When he posted on the offer on the hotel’s SNS, he was met with a surprising outpour of support. Most locals actually didn’t know that there was a hotel in the area, and since traveling far distances was difficult at the time, people took advantage of the offer. Families came to stay as a way to get away from their regular environment, people who lived far from their workplace stayed at the hotel to cut down on travel time.
“I didn’t expect anything back, I truly just wanted to do something at a time where everything came to a stop and everyone was going through a hard time. But the people that came to stay insisted on giving back by eating at the restaurant, for example,” Tsunoda-san explains. Even now, after things have returned to some semblance of normal, people in the neighborhood still bring offerings of good will. Just the other day, he received a box of yuzu that will be floated in the shared bath located on the first floor, yet another part of the hotel that is reminiscent of its ryokan roots.

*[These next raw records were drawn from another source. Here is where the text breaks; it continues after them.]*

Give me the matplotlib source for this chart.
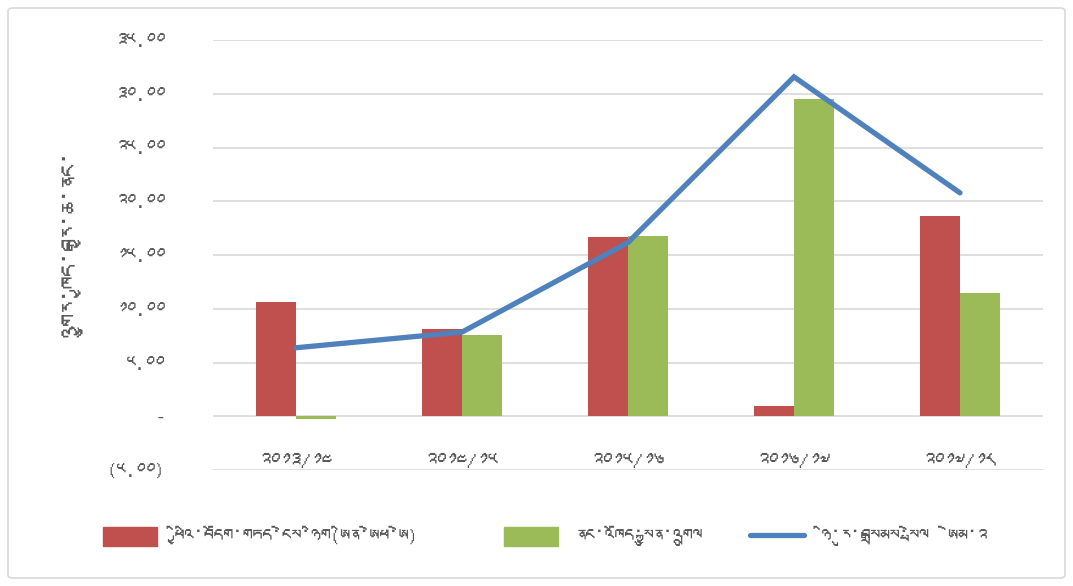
import matplotlib
matplotlib.use("Agg")
import matplotlib.pyplot as plt
from matplotlib import font_manager
from matplotlib.patches import FancyBboxPatch
from matplotlib.lines import Line2D
from matplotlib.patches import Patch
import numpy as np

# ---------------- data ----------------
categories = ["༢༠༡༣/༡༤", "༢༠༡༤/༡༥", "༢༠༡༥/༡༦", "༢༠༡༦/༡༧", "༢༠༡༧/༡༨"]
nfa_values = [10.66, 8.08, 16.68, 0.93, 18.67]
credit_values = [-0.24, 7.52, 16.81, 29.55, 11.48]
m2_values = [6.37, 7.83, 16.16, 31.57, 20.78]
y_ticks = [-5, 0, 5, 10, 15, 20, 25, 30, 35]
y_tick_labels = ["(༥.༠༠)", "-", "༥.༠༠", "༡༠.༠༠", "༡༥.༠༠", "༢༠.༠༠", "༢༥.༠༠", "༣༠.༠༠", "༣༥.༠༠"]
series_names = ["ཕྱིའི་བདོག་གཏད་ངེས་ཉིག(ཨིན་ཨེཕ་ཨེ)", "ནང་འཁོད་སྐྱུན་འགྲུལ", "ཉི་རུ་བསྒྲམས་སྤེལ  ཨེམ་༢"]
y_label = "འགྱུར་ཁྱད་བརྒྱ་ཆ་ནང་"

# ---------------- font ----------------
def find_tibetan():
    try:
        from fontTools.ttLib import TTFont
    except Exception:
        return None
    for fe in font_manager.fontManager.ttflist:
        try:
            f = TTFont(fe.fname, fontNumber=0, lazy=True)
            cmap = f.getBestCmap()
            if cmap and 0x0F40 in cmap and 0x0F22 in cmap:
                return fe.name
        except Exception:
            continue
    return None

tib = find_tibetan()
families = ([tib] if tib else []) + ["DejaVu Sans", "Noto Sans"]
plt.rcParams["font.family"] = families

text_color = "#595959"
red = "#C0504D"
green = "#9BBB59"
blue = "#4F81BD"
grid_color = "#D9D9D9"

fig = plt.figure(figsize=(10.73, 5.86), dpi=100)
ax = fig.add_axes([213 / 1073, 1 - 470 / 586, 830 / 1073, 430 / 586])

x = np.arange(len(categories))
w = 0.24
ax.bar(x - w / 2, nfa_values, width=w, color=red, zorder=2)
ax.bar(x + w / 2, credit_values, width=w, color=green, zorder=2)
ax.plot(x, m2_values, color=blue, linewidth=3.8, solid_capstyle="round",
        solid_joinstyle="miter", zorder=3)

ax.set_xlim(-0.5, len(categories) - 0.5)
ax.set_ylim(-5, 35)
ax.set_yticks(y_ticks)
ax.set_yticklabels(y_tick_labels)
ax.set_xticks(x)
ax.set_xticklabels(categories)
ax.grid(axis="y", color=grid_color, linewidth=1.2, zorder=0)
ax.set_axisbelow(True)
for s in ax.spines.values():
    s.set_visible(False)
ax.tick_params(axis="y", length=0, pad=34.5, labelsize=14, labelcolor=text_color)
ax.tick_params(axis="x", length=0, pad=-12, labelsize=15, labelcolor=text_color)

fig.text(72 / 1073, 1 - 243 / 586, y_label, rotation=90, ha="center", va="center",
         fontsize=18, color=text_color)

handles = [Patch(color=red), Patch(color=green),
           Line2D([0], [0], color=blue, linewidth=3.8, solid_capstyle="round")]
legend_x = [103, 504, 750]
for h, name, lx in zip(handles, series_names, legend_x):
    leg = fig.legend([h], [name], loc="center left",
                     bbox_to_anchor=(lx / 1073, 1 - 536 / 586),
                     frameon=False, fontsize=14, labelcolor=text_color,
                     handlelength=2.8, handleheight=1.1, handletextpad=0.9,
                     borderpad=0, borderaxespad=0)

border = FancyBboxPatch((8 / 1073, 8 / 586), 1 - 16 / 1073, 1 - 16 / 586,
                        boxstyle="round,pad=0,rounding_size=0.005",
                        transform=fig.transFigure, facecolor="none",
                        edgecolor="#D9D9D9", linewidth=1.2)
fig.patches.append(border)

fig.savefig("out.png", dpi=100)
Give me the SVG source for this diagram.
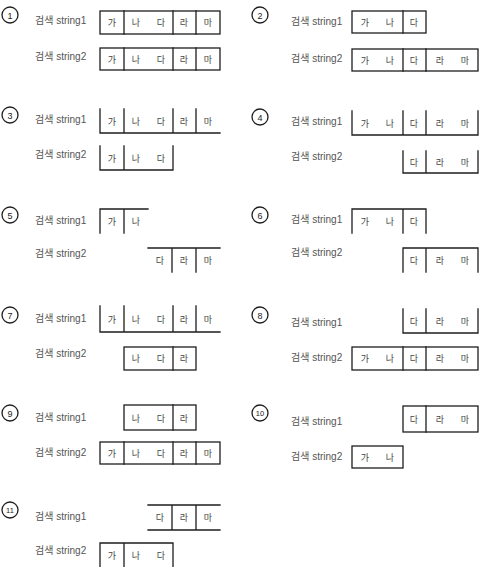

The rooms are simple and compact, yet offer everything one needs for a comfortable stay. One of the rooms even looks out onto a small garden, which is actually built on the roof of the floor below it. Each room is equipped with a small refrigerator and Wi-Fi is available throughout the building, and of course a yukata to be worn to the shared bath on the first floor.
The various signs throughout the lobby and even on the walls of the restaurant offering ishiyaki-imo, ramune, and ama-zake, a popular sweet drink made from fermented rice, are all part of Tsunoda-san’s endeavors to provide various things—nothing is off the table for consideration. All these are available for take-out, as well as yaki-imo ice cream and even grilled fish, not a service that you would usually find offered by a hotel. Even the elevator features a menu of available drinks, both alcoholic and non. An on-call massage reservation is also available, offered by a near-by massage clinic.
The availability so many add-on options to choose from gives me an almost theme-park-like sense of excitement as I look through the various items on the list.
When asked about the unusual hotel take-out menu, Tsunoda-san explains, “Even grilled fish can be troublesome to make at home, the whole house will smell of fish and people have a lot less time for things like that now, so I thought offering grilled fish to take home was something that would be appealing to people.” While he’s worked for a large hotel chain in the past, this ability of a privately-run hotel to be flexible and freely offer any type of service to the guests is one of the things that appealed to Tsunoda-san the most. “The distance between staff and guest is much closer,” he remarks.
Even if it’s not on the menu, you can bet Tsunoda-san and the staff at Sumisho Hotel will do their best to provide.
Before I take my leave, I ask Tsunoda-san for a cup of his famous amazake. I take a sip of the sweet fermented rice, and am not disappointed. It’s the perfect end to a cold day in the district of dollmakers, Ningyōchō.